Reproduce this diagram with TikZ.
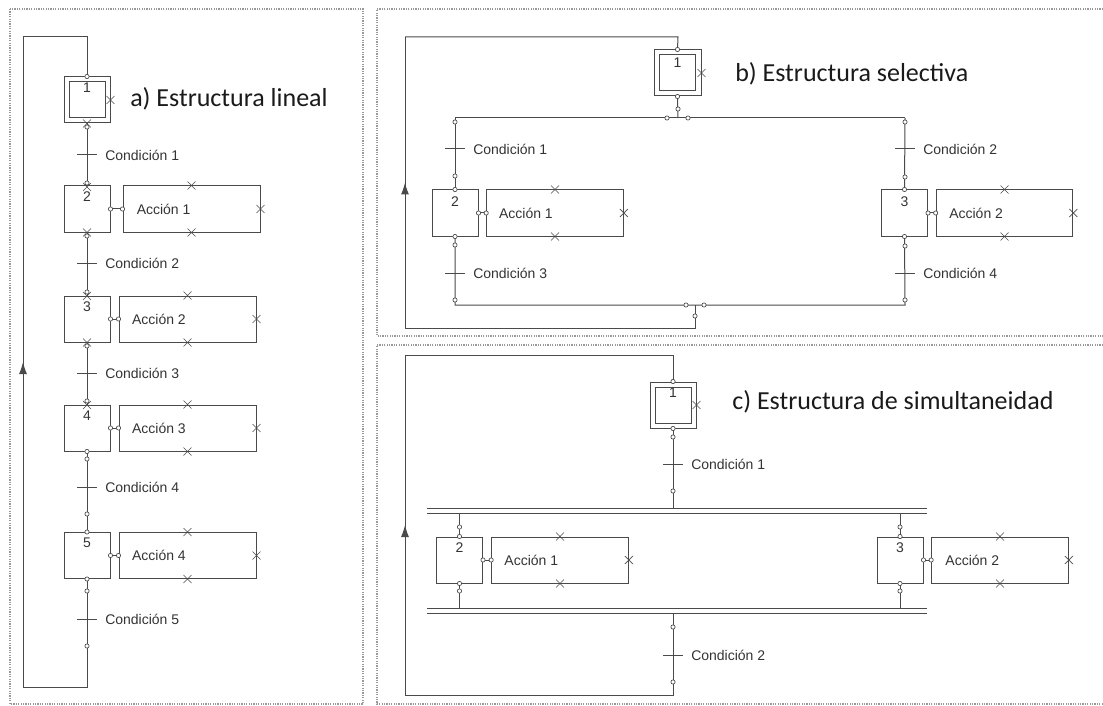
\documentclass[tikz,border=0pt]{standalone}
\usepackage{fontspec}
\usetikzlibrary{arrows.meta,decorations.markings,shapes.misc}
\newfontfamily\labfont{Liberation Sans}
\newfontfamily\ttlfont{Carlito}
\definecolor{lc}{HTML}{4A4A4A}
\definecolor{tc}{HTML}{333333}
\definecolor{ttc}{HTML}{1A1A1A}
\newcommand\dotat[2]{\node[dotc] (#1) at (#2) {};}
\newcommand\xat[2]{\node[xmark] (#1) at (#2) {};}
\tikzset{
  ln/.style={draw=lc, line width=0.75pt},
  stepbox/.style={draw=lc, line width=0.75pt, minimum width=34.5pt, minimum height=34.5pt, inner sep=0pt},
  innerbox/.style={draw=lc, line width=0.75pt, minimum width=27pt, minimum height=27pt, inner sep=0pt},
  actbox/.style={draw=lc, line width=0.75pt, minimum width=102.5pt, minimum height=34.5pt, inner sep=0pt},
  lab/.style={font=\labfont\fontsize{10.5pt}{12pt}\selectfont, text=tc, inner sep=0pt},
  cond/.style={lab, anchor=west},
  stepnum/.style={lab, anchor=north},
  dotc/.style={circle, draw=lc, fill=white, line width=0.5pt, minimum size=3.2pt, inner sep=0pt},
  xmark/.style={cross out, draw=lc, line width=0.5pt, minimum size=5.5pt, inner sep=0pt},
  ttl/.style={font=\ttlfont\fontsize{19.5pt}{23pt}\selectfont, text=ttc, anchor=west, inner sep=0pt},
  panel/.style={draw=gray!80, line width=0.9pt, dash pattern=on 0.9pt off 0.9pt},
  midarrow/.style={postaction={decorate}, decoration={markings, mark=at position 0.5 with {\arrow{Latex[length=9pt,width=6pt]}}}},
}
\begin{document}
\begin{tikzpicture}[x=0.75pt,y=-0.75pt]
\useasboundingbox (0,0) rectangle (1103,706);
% panel borders
\draw[panel] (10,9) rectangle (363,704);
\draw[panel] (1103,9) -- (377,9) -- (377,336) -- (1103,336);
\draw[panel] (1103,345) -- (377,345) -- (377,704) -- (1103,704);

% ================= panel a =================
\node[stepbox] (a1) at (87,100) {};
\node[innerbox] (a1i) at (87,100) {};
\node[stepnum] (a1n) at ([yshift=-0.75pt]a1i.north) {1};
\node[stepbox] (a2) at (87,209) {};
\node[stepnum] (a2n) at ([yshift=-4.5pt]a2.north) {2};
\node[stepbox] (a3) at (87,319) {};
\node[stepnum] (a3n) at ([yshift=-4.5pt]a3.north) {3};
\node[stepbox] (a4) at (87,428) {};
\node[stepnum] (a4n) at ([yshift=-4.5pt]a4.north) {4};
\node[stepbox] (a5) at (87,555.5) {};
\node[stepnum] (a5n) at ([yshift=-4.5pt]a5.north) {5};
\node[actbox, minimum width=102.75pt] (A1) at (191.5,209) {};
\node[actbox, minimum width=102.75pt] (A2) at (187.5,319) {};
\node[actbox, minimum width=102.75pt] (A3) at (187.5,428) {};
\node[actbox, minimum width=102.75pt] (A4) at (187.5,555.5) {};
\node[lab, anchor=west] (A1t) at ([xshift=10.5pt]A1.west) {Acción 1};
\node[lab, anchor=west] (A2t) at ([xshift=10pt]A2.west) {Acción 2};
\node[lab, anchor=west] (A3t) at ([xshift=10pt]A3.west) {Acción 3};
\node[lab, anchor=west] (A4t) at ([xshift=10pt]A4.west) {Acción 4};
\node[ttl] (ta) at (130,99) {a) Estructura lineal};

\coordinate (ac1) at (87,155);
\coordinate (ac2) at (87,263);
\coordinate (ac3) at (87,373);
\coordinate (ac4) at (87,487);
\coordinate (ac5) at (87,619);
\coordinate (aL1) at (87,687);
\coordinate (aL2) at (23,687);
\coordinate (aL3) at (23,37);
\coordinate (aL4) at (87,37);
\draw[ln] (a1.south) -- (a2.north);
\draw[ln] (a2.south) -- (a3.north);
\draw[ln] (a3.south) -- (a4.north);
\draw[ln] (a4.south) -- (a5.north);
\draw[ln] (a5.south) -- (aL1) -- (aL2);
\draw[ln, midarrow] (aL2) -- (aL3);
\draw[ln] (aL3) -- (aL4) -- (a1.north);
\foreach \c/\t in {ac1/1, ac2/2, ac3/3, ac4/4, ac5/5}{
  \draw[ln] ([xshift=-7.5pt]\c) -- ([xshift=7.5pt]\c);
  \node[cond] (\c t) at ([xshift=13.5pt]\c) {Condición \t};
}
\foreach \s/\a in {a2/A1, a3/A2, a4/A3, a5/A4}{
  \draw[ln] (\s.east) -- (\a.west);
  \node[dotc] (\s e) at (\s.east) {};
  \node[dotc] (\a w) at (\a.west) {};
  \node[xmark] (\a n) at (\a.north) {};
  \node[xmark] (\a s) at (\a.south) {};
  \node[xmark] (\a e) at (\a.east) {};
}
\xat{a1x}{a1.east}
\dotat{ad1}{a1.north}
\xat{ax1}{a1.south}
\dotat{ad2}{87,127}
\dotat{ad3}{87,183}
\xat{ax2}{87,187}
\xat{ax3}{a2.south}
\dotat{ad4}{87,236}
\dotat{ad5}{87,292}
\xat{ax4}{87,296}
\xat{ax5}{a3.south}
\dotat{ad6}{87,346}
\dotat{ad7}{87,401}
\xat{ax6}{87,405}
\dotat{ad8}{a4.south}
\dotat{ad9}{87,459}
\dotat{ad10}{87,514}
\dotat{ad11}{a5.north}
\dotat{ad12}{a5.south}
\dotat{ad13}{87,591}
\dotat{ad14}{87,646}

% ================= panel b =================
\node[stepbox, minimum width=35.25pt] (b1) at (677.5,73) {};
\node[innerbox] (b1i) at (677.5,73) {};
\node[stepnum] (b1n) at ([yshift=-2pt]b1i.north) {1};
\node[stepbox] (b2) at (455,213) {};
\node[stepnum] (b2n) at ([yshift=-5pt]b2.north) {2};
\node[stepbox] (b3) at (904.5,213) {};
\node[stepnum] (b3n) at ([yshift=-5pt]b3.north) {3};
\node[actbox] (B1) at (555,213) {};
\node[actbox] (B2) at (1004.5,213) {};
\node[lab, anchor=west] (B1t) at ([xshift=9.5pt]B1.west) {Acción 1};
\node[lab, anchor=west] (B2t) at ([xshift=10pt]B2.west) {Acción 2};
\node[ttl] (tb) at (735,74) {b) Estructura selectiva};

\coordinate (bJ) at (678,118);
\coordinate (bL) at (455,118);
\coordinate (bR) at (905,118);
\coordinate (bBL) at (455,305);
\coordinate (bBR) at (905,305);
\coordinate (bBJ) at (695,305);
\coordinate (bBD) at (695,328);
\coordinate (bLB) at (405,328);
\coordinate (bLT) at (405,37);
\coordinate (bTR) at (678,37);
\coordinate (bc1) at (455,149);
\coordinate (bc2) at (905,149);
\coordinate (bc3) at (455,273);
\coordinate (bc4) at (905,273);
\draw[ln] (b1.south) -- (bJ);
\draw[ln] (bL) -- (bR);
\draw[ln] (bL) -- (b2.north);
\draw[ln] (bR) -- (b3.north);
\draw[ln] (b2.south) -- (bBL) -- (bBR) -- (b3.south);
\draw[ln] (bBJ) -- (bBD) -- (bLB);
\draw[ln, midarrow] (bLB) -- (bLT);
\draw[ln] (bLT) -- (bTR) -- (b1.north);
\foreach \c/\t in {bc1/1, bc2/2, bc3/3, bc4/4}{
  \draw[ln] ([xshift=-7.5pt]\c) -- ([xshift=7.5pt]\c);
  \node[cond] (\c t) at ([xshift=13.5pt]\c) {Condición \t};
}
\foreach \s/\a in {b2/B1, b3/B2}{
  \draw[ln] (\s.east) -- (\a.west);
  \node[dotc] (\s e) at (\s.east) {};
  \node[dotc] (\a w) at (\a.west) {};
  \node[xmark] (\a n) at (\a.north) {};
  \node[xmark] (\a s) at (\a.south) {};
  \node[xmark] (\a e) at (\a.east) {};
}
\xat{b1x}{b1.east}
\dotat{bd1}{b1.north}
\dotat{bd2}{b1.south}
\dotat{bd3}{678,109}
\dotat{bd4}{667,118}
\dotat{bd5}{688,118}
\dotat{bd6}{455,122}
\dotat{bd7}{455,176}
\dotat{bd8}{b2.north}
\dotat{bd9}{b2.south}
\dotat{bd10}{455,245}
\dotat{bd11}{455,300}
\dotat{bd12}{905,122}
\dotat{bd13}{905,177}
\dotat{bd14}{b3.north}
\dotat{bd15}{b3.south}
\dotat{bd16}{905,246}
\dotat{bd17}{905,300}
\dotat{bd18}{686,305}
\dotat{bd19}{704,305}
\dotat{bd20}{695,316}

% ================= panel c =================
\node[stepbox] (c1) at (673,405) {};
\node[innerbox] (c1i) at (673,405) {};
\node[stepnum] (c1n) at ([yshift=-0.75pt]c1i.north) {1};
\node[stepbox] (c2) at (459.5,560) {};
\node[stepnum] (c2n) at ([yshift=-4.5pt]c2.north) {2};
\node[stepbox] (c3) at (900,560) {};
\node[stepnum] (c3n) at ([yshift=-4.5pt]c3.north) {3};
\node[actbox] (C1) at (560,560) {};
\node[actbox] (C2) at (1000,560) {};
\node[lab, anchor=west] (C1t) at ([xshift=9.75pt]C1.west) {Acción 1};
\node[lab, anchor=west] (C2t) at ([xshift=10.5pt]C2.west) {Acción 2};
\node[ttl] (tc) at (732,402) {c) Estructura de simultaneidad};

\coordinate (cT1a) at (427,508);
\coordinate (cT1b) at (927,508);
\coordinate (cT2a) at (427,513);
\coordinate (cT2b) at (927,513);
\coordinate (cB1a) at (427,608);
\coordinate (cB1b) at (927,608);
\coordinate (cB2a) at (427,613);
\coordinate (cB2b) at (927,613);
\coordinate (cT) at (673,508);
\coordinate (cTL) at (459.5,513);
\coordinate (cTR) at (900,513);
\coordinate (cBL) at (459.5,608);
\coordinate (cBR) at (900,608);
\coordinate (cB) at (673,613);
\coordinate (cD) at (673,695);
\coordinate (cLB) at (405,695);
\coordinate (cLT) at (405,355);
\coordinate (cTT) at (673,355);
\coordinate (cc1) at (673,464);
\coordinate (cc2) at (673,655);
\draw[ln] (cT1a) -- (cT1b);
\draw[ln] (cT2a) -- (cT2b);
\draw[ln] (cB1a) -- (cB1b);
\draw[ln] (cB2a) -- (cB2b);
\draw[ln] (c1.south) -- (cT);
\draw[ln] (cTL) -- (c2.north);
\draw[ln] (cTR) -- (c3.north);
\draw[ln] (c2.south) -- (cBL);
\draw[ln] (c3.south) -- (cBR);
\draw[ln] (cB) -- (cD) -- (cLB);
\draw[ln, midarrow] (cLB) -- (cLT);
\draw[ln] (cLT) -- (cTT) -- (c1.north);
\foreach \c/\t in {cc1/1, cc2/2}{
  \draw[ln] ([xshift=-7.5pt]\c) -- ([xshift=7.5pt]\c);
  \node[cond] (\c t) at ([xshift=13.5pt]\c) {Condición \t};
}
\foreach \s/\a in {c2/C1, c3/C2}{
  \draw[ln] (\s.east) -- (\a.west);
  \node[dotc] (\s e) at (\s.east) {};
  \node[dotc] (\a w) at (\a.west) {};
  \node[xmark] (\a n) at (\a.north) {};
  \node[xmark] (\a s) at (\a.south) {};
  \node[xmark] (\a e) at (\a.east) {};
}
\xat{c1x}{c1.east}
\dotat{cd1}{c1.north}
\dotat{cd2}{c1.south}
\dotat{cd3}{673,437}
\dotat{cd4}{673,491}
\dotat{cd5}{459.5,527}
\dotat{cd6}{c2.north}
\dotat{cd7}{c2.south}
\dotat{cd8}{459.5,591}
\dotat{cd9}{900,527}
\dotat{cd10}{c3.north}
\dotat{cd11}{c3.south}
\dotat{cd12}{900,591}
\dotat{cd13}{673,627}
\dotat{cd14}{673,682}
\end{tikzpicture}
\end{document}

---

__OBJECTIVE__:
Isolate the lines above that contain the word "with" and copy them.

__RESULT__:
Reproduce this diagram with TikZ.
  midarrow/.style={postaction={decorate}, decoration={markings, mark=at position 0.5 with {\arrow{Latex[length=9pt,width=6pt]}}}},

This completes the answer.